Tugas business owner adalah membuat bisnis baru. Menguasai bisnis dari hulu ke hilir. Dua kalimat yang oleh banyak orang dianggap betul. Tapi sebenarnya salah. Salah kaprah. Bukan begitu membuat bisnis kuat. Bukan begitu membuat bisnis besar. Kesalahan yang dilakukan oleh banyak orang. Orang jawa menyebutnya salah kaprah. Tetapi tetap saja salah.
Ada dua kesalahan. Kesalahan pertama adalah paradigma business owner. Ini adalah paradigma bisnis perorangan. Bukan korporasi. Dalam korporasi tidak ada business owner. Yang ada adalah pendiri alias founder, CEO alias dirut, direksi, komisaris, dan pemegang saham. Itulah mengapa orang seperti Bill Gates, Mark Zackerburg, Warren Buffet, atau Serge Brin, atau pelaku bisnis utama mana pun, tidak pernah disebut business owner.
Kesalahan kedua, membuka bisnis baru itu untuk memperkuat bisnis yang sudah ada. Ini juga salah kaprah. Kesalahannya baru terlihat jika Anda memahami apa itu par value, book value, market value secara clear dan melihat perkembangannya pada sejarah berbagai perusahaan. Butuh upaya khusus untuk memahaminya. Butuh pembelajaran khusus secara utuh apa yang disebut sebagai corporate life cycle dalam sebuah proses korporatisasi.
Tapi kali ini saya akan menjelaskan dengan contoh. Bagaimana Alfamart (A) menguatkan diri dan membuat pemasoknya tak bisa main-main. Salah satu pemasok A yang barangnya tersedia secara cukup menonjol di tiap gerainya adalah Sari Roti (SR). Mari kita lihat angkanya. Tahun 2021 nilai pasokan SR ke A adalah Rp 738 miliar. Sementara itu omzet SR tahun itu adalah Rp 3,28 triliun. Dengan demikian sebesar 22,5% SR diperoleh dari A.
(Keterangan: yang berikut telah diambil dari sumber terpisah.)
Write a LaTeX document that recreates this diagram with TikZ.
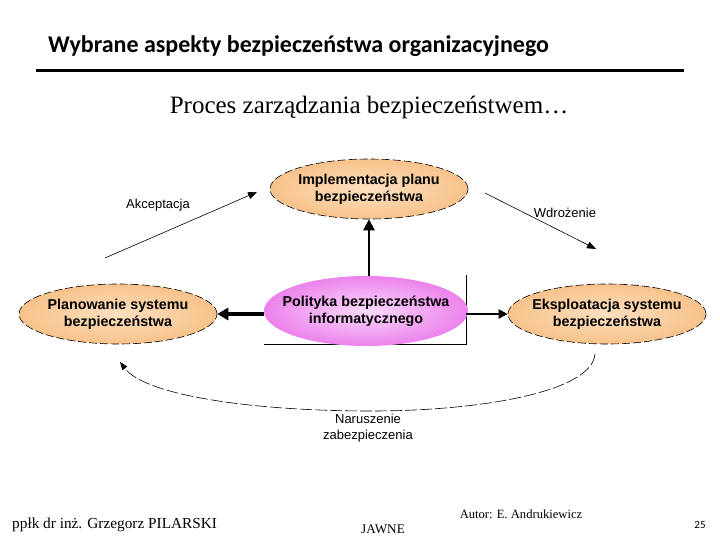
\documentclass[tikz,border=0pt]{standalone}
\usepackage{fontspec}
\setmainfont{Liberation Serif}
\newfontfamily\arialf{Liberation Sans}
\newfontfamily\calib{Carlito}
\usetikzlibrary{shapes.geometric,arrows.meta}
\definecolor{orin}{HTML}{FCE0C0}
\definecolor{orout}{HTML}{F7C28A}
\definecolor{pkin}{HTML}{FADAFA}
\definecolor{pkout}{HTML}{EC82EC}
\tikzset{
  orell/.style={ellipse, draw, inner sep=0pt, line width=0.6pt, dash pattern=on 8pt off 3pt,
     inner color=orin, outer color=orout, minimum width=198pt, minimum height=60pt},
  pkell/.style={ellipse, draw=none, inner sep=0pt, inner color=pkin, outer color=pkout,
     minimum width=204pt, minimum height=70pt},
  etext/.style={font=\arialf\bfseries\fontsize{14.3}{17}\selectfont, align=center, inner sep=0pt},
  lbl/.style={font=\arialf\fontsize{13}{16}\selectfont, align=center, inner sep=0pt},
  thin arr/.style={-{Triangle[length=9pt,width=7pt]}, line width=0.6pt},
  foot/.style={inner sep=0pt}
}
\begin{document}
\begin{tikzpicture}[x=1pt,y=-1pt]
\useasboundingbox (0,0) rectangle (720,540);
% header
\node[anchor=west, inner sep=0pt, font=\calib\bfseries\fontsize{24}{28}\selectfont] (title) at (48,46) {Wybrane aspekty bezpieczeństwa organizacyjnego};
\draw[line width=3pt] (36,71) coordinate (hl) -- (684,71) coordinate (hr);
\node[inner sep=0pt, font=\fontsize{25}{28}\selectfont] (sub) at (369,107) {Proces zarządzania bezpieczeństwem…};
% frame lines behind the central ellipse
\coordinate (fa) at (264,344);
\coordinate (fb) at (466,344);
\coordinate (fc) at (466,275);
\draw[line width=1pt] (fa) -- (fb) -- (fc);
% nodes
\node[orell] (impl) at (369,189) {};
\node[etext] (implt) at (impl) {Implementacja planu\\bezpieczeństwa};
\node[orell] (plan) at (118,314) {};
\node[etext] (plant) at (plan) {Planowanie systemu\\bezpieczeństwa};
\node[orell] (eksp) at (607,314) {};
\node[etext] (ekspt) at (eksp) {Eksploatacja systemu\\bezpieczeństwa};
\node[pkell] (pol) at (366,311) {};
\node[etext] (polt) at (pol) {Polityka bezpieczeństwa\\informatycznego};
% arrows
\draw[line width=2.5pt, -{Triangle[length=11pt,width=11pt]}] (pol.north -| impl) -- (impl.south);
\draw[line width=4pt, -{Triangle[length=11pt,width=12pt]}] (pol.west |- plan) -- (plan.east);
\coordinate (fr) at (fc |- eksp);
\draw[line width=2pt, -{Triangle[length=9pt,width=9pt]}] (fr) -- (eksp.west);
\coordinate (a1) at (105,258);
\coordinate (a2) at (257,192);
\draw[thin arr] (a1) -- (a2);
\node[lbl] (akc) at (158,205) {Akceptacja};
\coordinate (w1) at (485,193);
\coordinate (w2) at (596,249);
\draw[thin arr] (w1) -- (w2);
\node[lbl] (wdr) at (565,213) {Wdrożenie};
\coordinate (c1) at (595,354);
\coordinate (c2) at (371,411);
\coordinate (c3) at (120,362);
\draw[line width=0.6pt, dash pattern=on 12pt off 3pt, -{Triangle[length=8pt,width=6pt]}]
  (c1) .. controls (592,392) and (480,411) .. (c2) .. controls (250,411) and (145,395) .. (c3);
\node[lbl] (nar) at (368,428) {Naruszenie\\zabezpieczenia};
% footer
\node[foot, anchor=west, font=\fontsize{15.3}{18}\selectfont] (auth) at (12,525) {ppłk dr inż. Grzegorz PILARSKI};
\node[foot, font=\fontsize{13.2}{15}\selectfont] (jaw) at (383,529) {JAWNE};
\node[foot, font=\fontsize{12.6}{15}\selectfont] (aut) at (521,514) {Autor: E. Andrukiewicz};
\node[inner sep=0pt, font=\calib\fontsize{11}{13}\selectfont] (pg) at (700,525) {25};
\end{tikzpicture}
\end{document}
Mari kita lihat sebaliknya. Omzet A tahun yang sama adalah Rp 84,9 triliun. Omzet tersebut diperoleh dari HPP senilai Rp 67,2 triliun. Hubungannya dengan SR, omzet yang diakui dalam laporan SR adalah HPP bagi A. Dengan demikian, kontribusi SR terhadap pasokan A adalah 1,1%. Kecil sekali.
Andai SR ngambeg tidak mau memasok A maka A akan mengalami penurunan omzet 1,1%. Sebaliknya, jika SR diblokir tidak boleh memasok A maka SR akan kehilangan omzet 22%.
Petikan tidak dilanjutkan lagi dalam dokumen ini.